Special note: Windows 10 as of April 2018 (build 1803 or later) is now subscription based and is not listed in the Microsoft support list for these applications.
UPDATE: Some seemed confused about the link to VB6 support below when we are discussing Microsoft Access. For clarity, all Microsoft Office desktop applications included Visual Basic for Applications (VBA) and many still do. This dependency is a Windows operating system (OS) wide issue that affects ALL Windows operating systems. To explain just a little about it, all VBA and applications developed using Visual Basic Integrated Development Environment (VB IDE) share a single (across the whole computer) “VB runtime” process. Over its 25-year life-span VB had six major version releases, hence VB6. Access developers used VBA extensively in their applications. Moreover, because the VB runtime dates to a time before multi-threaded OS and processor chips it is by nature a “single thread” process. This means that every program using any VB or VBA code must share the same thread. This worked very well on old 1990 desktops running Windows 3.x with Microsoft DOS underneath. Things changed in the late 1990’s and so too did the development. The VB6 IDE was officially dead in 2008, but VBA lives on in desktop versions of Office albeit stripped down and turned off by default today. Will Access run on your new 64 bit device with Windows 10? Could, might not. No promises from Microsoft.

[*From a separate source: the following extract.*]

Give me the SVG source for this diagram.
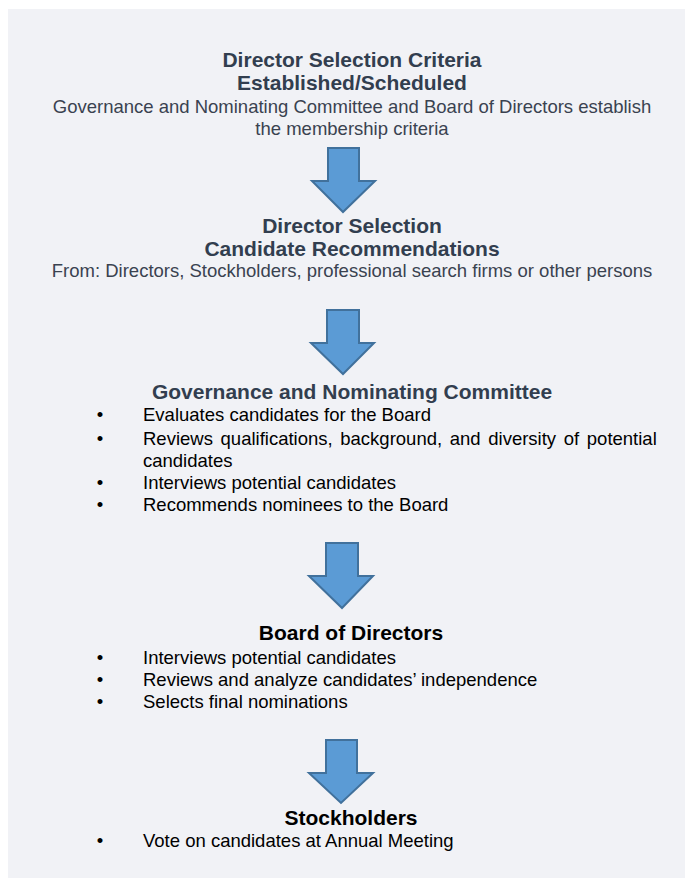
<svg xmlns="http://www.w3.org/2000/svg" width="686" height="878" viewBox="0 0 686 878">
<defs>
<style>
.h{font-family:"Liberation Sans",Arial,sans-serif;font-weight:bold;font-size:21px;fill:#323E4F;text-anchor:middle}
.hk{font-family:"Liberation Sans",Arial,sans-serif;font-weight:bold;font-size:21px;fill:#000;text-anchor:middle}
.s{font-family:"Liberation Sans",Arial,sans-serif;font-size:18.5px;fill:#3A4250;text-anchor:middle}
.b{font-family:"Liberation Sans",Arial,sans-serif;font-size:18.5px;fill:#000}
.d{font-family:"Liberation Sans",Arial,sans-serif;font-size:18.5px;fill:#000;text-anchor:middle}
.arr{fill:#5B9BD5;stroke:#41719C;stroke-width:2;stroke-linejoin:miter}
</style>
</defs>
<rect x="8" y="9" width="677" height="869" fill="#F1F2F6"/>
<g id="connectors">
<polygon class="arr" points="328,148 359,148 359,181 375,181 343,212 312,181 328,181"/>
<polygon class="arr" points="327,310 359,310 359,343 374,343 343,374 311,343 327,343"/>
<polygon class="arr" points="326,543 358,543 358,576 373,576 342,608 309,576 326,576"/>
<polygon class="arr" points="326,740 357,740 357,773 373,773 341,803 309,773 326,773"/>
</g>
<g id="criteria">
<text class="h" x="352" y="67">Director Selection Criteria</text>
<text class="h" x="352" y="90">Established/Scheduled</text>
<text class="s" x="352" y="113">Governance and Nominating Committee and Board of Directors establish</text>
<text class="s" x="352" y="135">the membership criteria</text>
</g>
<g id="recommendations">
<text class="h" x="352" y="233">Director Selection</text>
<text class="h" x="352" y="256">Candidate Recommendations</text>
<text class="s" x="352" y="277">From: Directors, Stockholders, professional search firms or other persons</text>
</g>
<g id="committee">
<text class="h" x="352" y="399">Governance and Nominating Committee</text>
<text class="d" x="100" y="421">•</text>
<text class="b" x="143" y="421">Evaluates candidates for the Board</text>
<text class="d" x="100" y="445">•</text>
<text class="b" x="143" y="445" word-spacing="2.5">Reviews qualifications, background, and diversity of potential</text>
<text class="b" x="143" y="467">candidates</text>
<text class="d" x="100" y="489">•</text>
<text class="b" x="143" y="489">Interviews potential candidates</text>
<text class="d" x="100" y="511">•</text>
<text class="b" x="143" y="511">Recommends nominees to the Board</text>
</g>
<g id="board">
<text class="hk" x="351" y="640">Board of Directors</text>
<text class="d" x="100" y="664">•</text>
<text class="b" x="143" y="664">Interviews potential candidates</text>
<text class="d" x="100" y="686">•</text>
<text class="b" x="143" y="686">Reviews and analyze candidates’ independence</text>
<text class="d" x="100" y="708">•</text>
<text class="b" x="143" y="708">Selects final nominations</text>
</g>
<g id="stockholders">
<text class="hk" x="351" y="825">Stockholders</text>
<text class="d" x="100" y="847">•</text>
<text class="b" x="143" y="847">Vote on candidates at Annual Meeting</text>
</g>
</svg>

If you have applications based on these technologies which includes Access prior to 2013 see this 1/2018 Microsoft support document. Of special note, the VB6 IDE tested systems do not included Windows 10, only the support policy for Windows 10 is updated. You must read carefully and understand affected systems.
If you have VB6 or Office applications that you either purchased or built to use the VB-runtime on Windows, it will continue to run on supported Windows operating systems within limitations. This means that files shipped with the software AND were on the supported list are still supported, however your application may use files from the \tools extensions or from third-parties that are no longer supported. Microsoft does not guarantee that these applications will continue to operate.
Will my app run on Windows 10? If you use a 32 bit machine or you are able to run in a WOW mode on a 64 bit device and your application does not have any third-party controls or does not use any of the now unsupported controls, it should.
What about security, user rights, and roles? There isn’t any other than the Windows log-on. If it is on the desktop, it is pretty much open season. A really sharp IT pro can lock down a system, but that is expensive and makes the system fragile.
I connect to a SQL backend, what is my problem? There are two immediately. One, the embedded connection string or a DSN file connection to SQL is not secure and is a known risk. Two, using cloud API’s requires completely new code that does not exist in these older system runtimes.
I have Access 2016 on Windows 10, will it work? If you have a simple desktop application with the Access database file at least upgraded to version 2007 and you are running on a 32 bit edition of Windows 10, then it will most likely work, although some features have been removed since 2007 that could cause you to get errors.